++++ PROVIDED INFORMATION ++++

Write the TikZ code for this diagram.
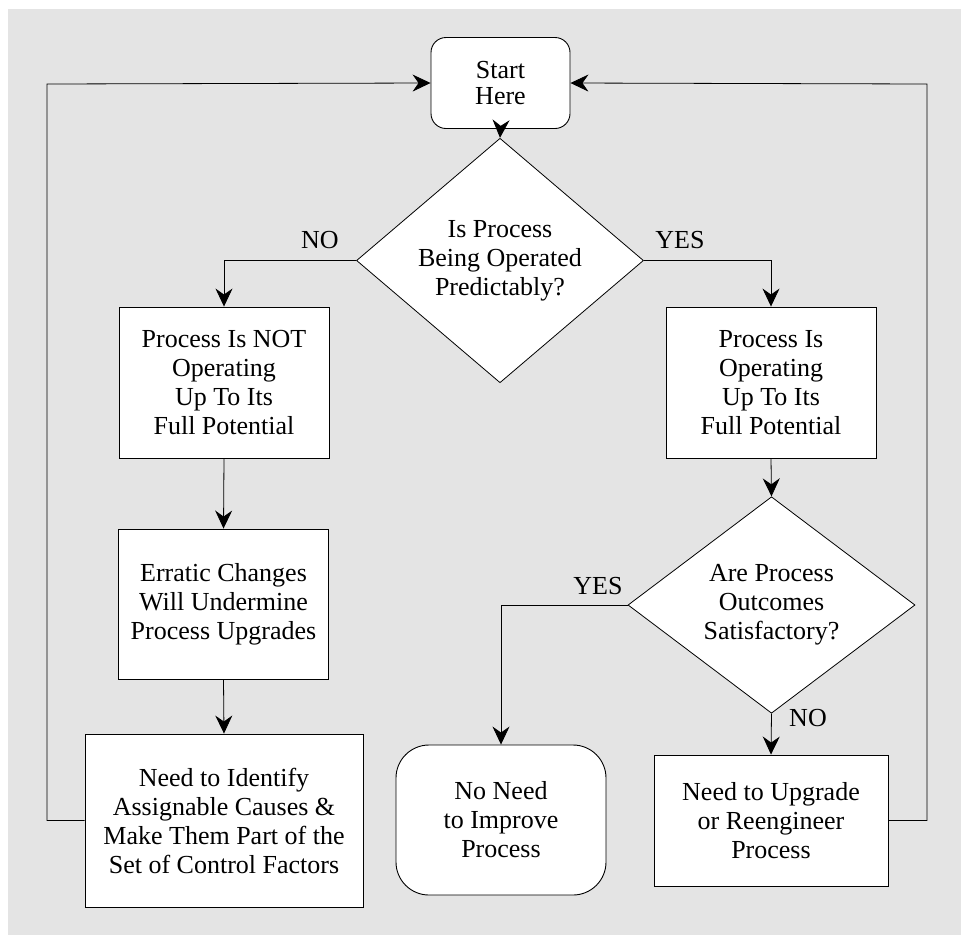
\documentclass[tikz,border=0pt]{standalone}
\usepackage{fontspec}
\setmainfont{Liberation Serif}
\newfontfamily\diafont{Liberation Serif}
\usetikzlibrary{shapes.geometric,arrows.meta}
\definecolor{bgc}{RGB}{228,228,228}
\tikzset{
  txt/.style={font=\diafont\fontsize{26}{29}\selectfont, align=center, inner sep=0pt},
  boxnode/.style={txt, draw=black, line width=0.9pt, fill=white, rectangle},
  roundnode/.style={boxnode, rounded corners=#1},
  decision/.style={txt, draw=black, line width=0.8pt, fill=white, diamond, minimum width=287pt, minimum height=191pt},
  lbl/.style={txt},
  arr/.style={line width=0.8pt, -{Stealth[length=18pt,width=17pt,inset=6pt]}}
}
\begin{document}
\begin{tikzpicture}[x=1pt,y=-1pt]
\useasboundingbox (0,0) rectangle (961,935);
\fill[bgc] (8,9) rectangle (961,935);

\node[roundnode=15pt, minimum width=139pt, minimum height=91pt, font=\diafont\fontsize{26}{26}\selectfont] (start) at (500.5,83) {Start\\Here};
\node[decision] (d1) at (500,260.5) {Is Process\\Being Operated\\Predictably?};
\node[boxnode, minimum width=210pt, minimum height=151pt] (b1) at (224,382.5) {Process Is NOT\\Operating\\Up To Its\\Full Potential};
\node[boxnode, minimum width=210pt, minimum height=150pt] (b2) at (223.5,604) {Erratic Changes\\Will Undermine\\Process Upgrades};
\node[boxnode, minimum width=278pt, minimum height=173pt] (b3) at (224,820.5) {Need to Identify\\Assignable Causes \&\\Make Them Part of the\\Set of Control Factors};
\node[boxnode, minimum width=210pt, minimum height=151pt] (r1) at (771,382.5) {Process Is\\Operating\\Up To Its\\Full Potential};
\node[decision] (d2) at (771.5,605) {Are Process\\Outcomes\\Satisfactory?};
\node[roundnode=33pt, minimum width=210pt, minimum height=150pt] (nn) at (501,820) {No Need\\to Improve\\Process};
\node[boxnode, minimum width=234pt, minimum height=131pt] (r2) at (771,820.5) {Need to Upgrade\\or Reengineer\\Process};

\node[lbl] (lno1) at (320,240) {NO};
\node[lbl] (lyes1) at (680,240) {YES};
\node[lbl] (lyes2) at (598,586) {YES};
\node[lbl] (lno2) at (808,718) {NO};

\coordinate (cl) at (47,84);
\coordinate (cr) at (927,84);

\draw[arr] (start.south) -- (d1.north);
\draw[arr] (d1.west) -| (b1.north);
\draw[arr] (d1.east) -| (r1.north);
\draw[arr] (b1.south) -- (b2.north);
\draw[arr] (b2.south) -- (b3.north);
\draw[arr] (r1.south) -- (d2.north);
\draw[arr] (d2.west) -| (nn.north);
\draw[arr] (d2.south) -- (r2.north);
\draw[arr] (b3.west) -| (cl) -- (start.west);
\draw[arr] (r2.east) -| (cr) -- (start.east);
\end{tikzpicture}
\end{document}
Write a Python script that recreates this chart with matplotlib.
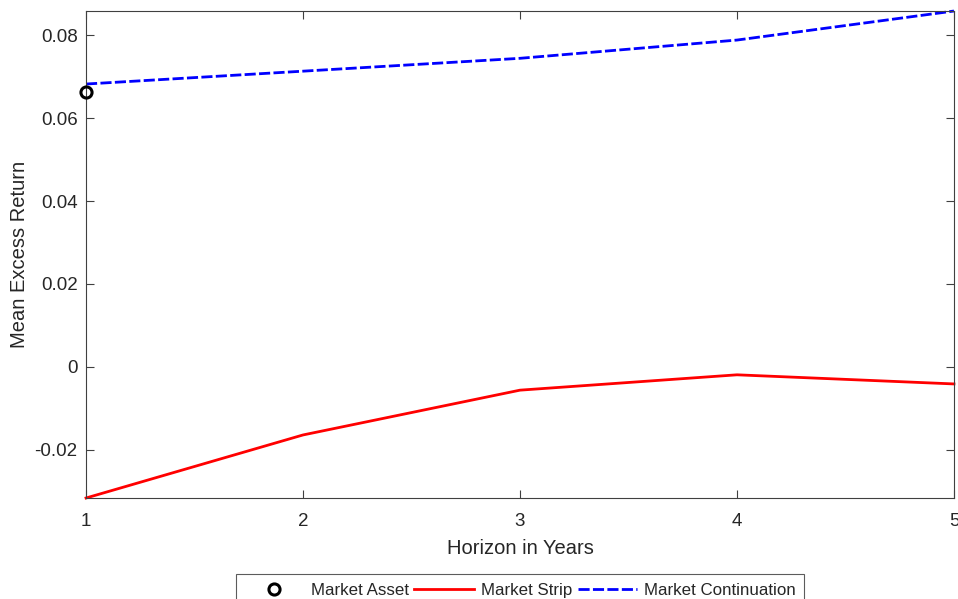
import matplotlib
matplotlib.use("Agg")
import matplotlib.pyplot as plt

plt.rcParams['font.family'] = ['Liberation Sans', 'DejaVu Sans']

horizon = [1, 2, 3, 4, 5]
market_asset_x = [1]
market_asset_y = [0.0662]
market_strip = [-0.0316, -0.0164, -0.0056, -0.0019, -0.0041]
market_continuation = [0.0682, 0.0713, 0.0744, 0.0788, 0.0858]
yticks = [-0.02, 0, 0.02, 0.04, 0.06, 0.08]
ytick_labels = ['-0.02', '0', '0.02', '0.04', '0.06', '0.08']

fig = plt.figure(figsize=(9.58, 5.99), dpi=100)
ax = fig.add_axes([0.0898, 0.1686, 0.9060, 0.8130])

txt = '#262626'
ax.plot(market_asset_x, market_asset_y, 'o', mfc='none', mec='black', ms=8, mew=2.2,
        label='Market Asset', zorder=5, clip_on=False)
ax.plot(horizon, market_strip, '-', color='#ff0000', lw=2, label='Market Strip', clip_on=False)
ax.plot(horizon, market_continuation, color='#0000ff', lw=2, ls=(0, (4, 1.2)),
        label='Market Continuation', clip_on=False)

ax.set_xlim(1, 5)
ax.set_ylim(-0.0316, 0.0858)
ax.set_xticks(horizon)
ax.set_yticks(yticks)
ax.set_yticklabels(ytick_labels)
ax.tick_params(direction='in', top=True, right=True, length=6, width=0.8,
               colors='#404040', labelcolor=txt, labelsize=13.5)
ax.tick_params(axis='x', pad=11)
ax.tick_params(axis='y', pad=6)
for s in ax.spines.values():
    s.set_color('#404040')
    s.set_linewidth(0.8)

ax.set_xlabel('Horizon in Years', fontsize=14.5, color=txt, labelpad=6)
ax.set_ylabel('Mean Excess Return', fontsize=14.5, color=txt, labelpad=4)

leg = fig.legend(loc='upper center', bbox_to_anchor=(0.5428, 0.0415), ncol=3,
                 frameon=True, fancybox=False, fontsize=12.2, handlelength=3.5,
                 columnspacing=0.35, handletextpad=0.4, borderpad=0.5, borderaxespad=0)
leg.get_frame().set_edgecolor('#333333')
leg.get_frame().set_linewidth(0.8)
for t in leg.get_texts():
    t.set_color(txt)

fig.savefig('out.png', dpi=100)
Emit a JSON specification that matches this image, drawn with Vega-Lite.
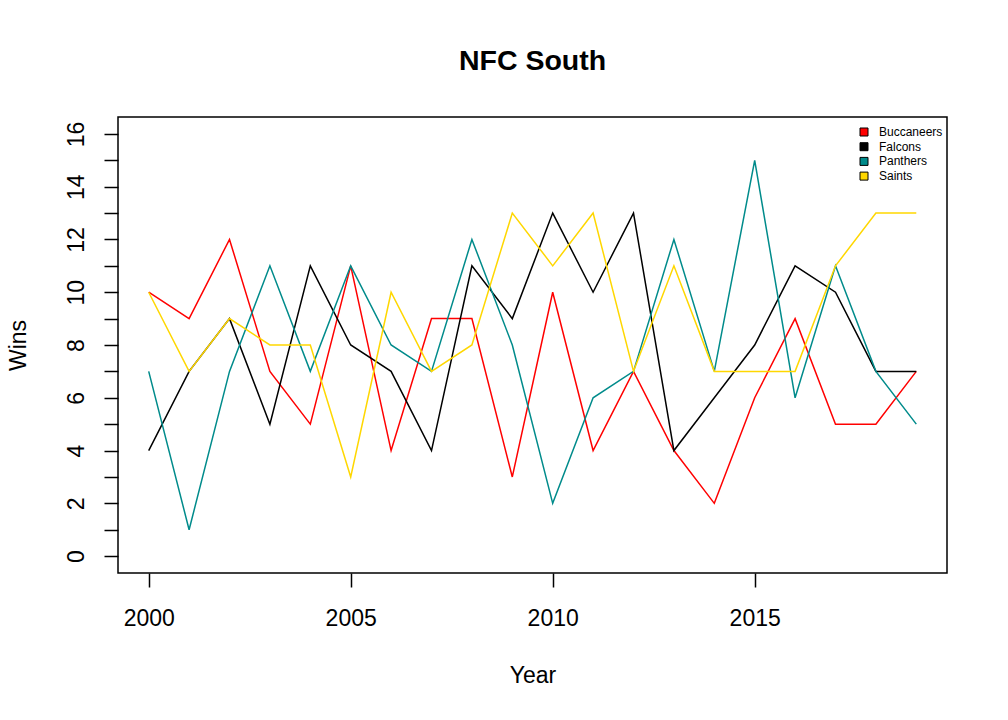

++++

TASK TO COMPLETE -> Where a line of the material above holds the string "Write", copy that line.

OUTPUT FOR THIS TASK ->
Write the TikZ code for this diagram.
Write a Python script that recreates this chart with matplotlib.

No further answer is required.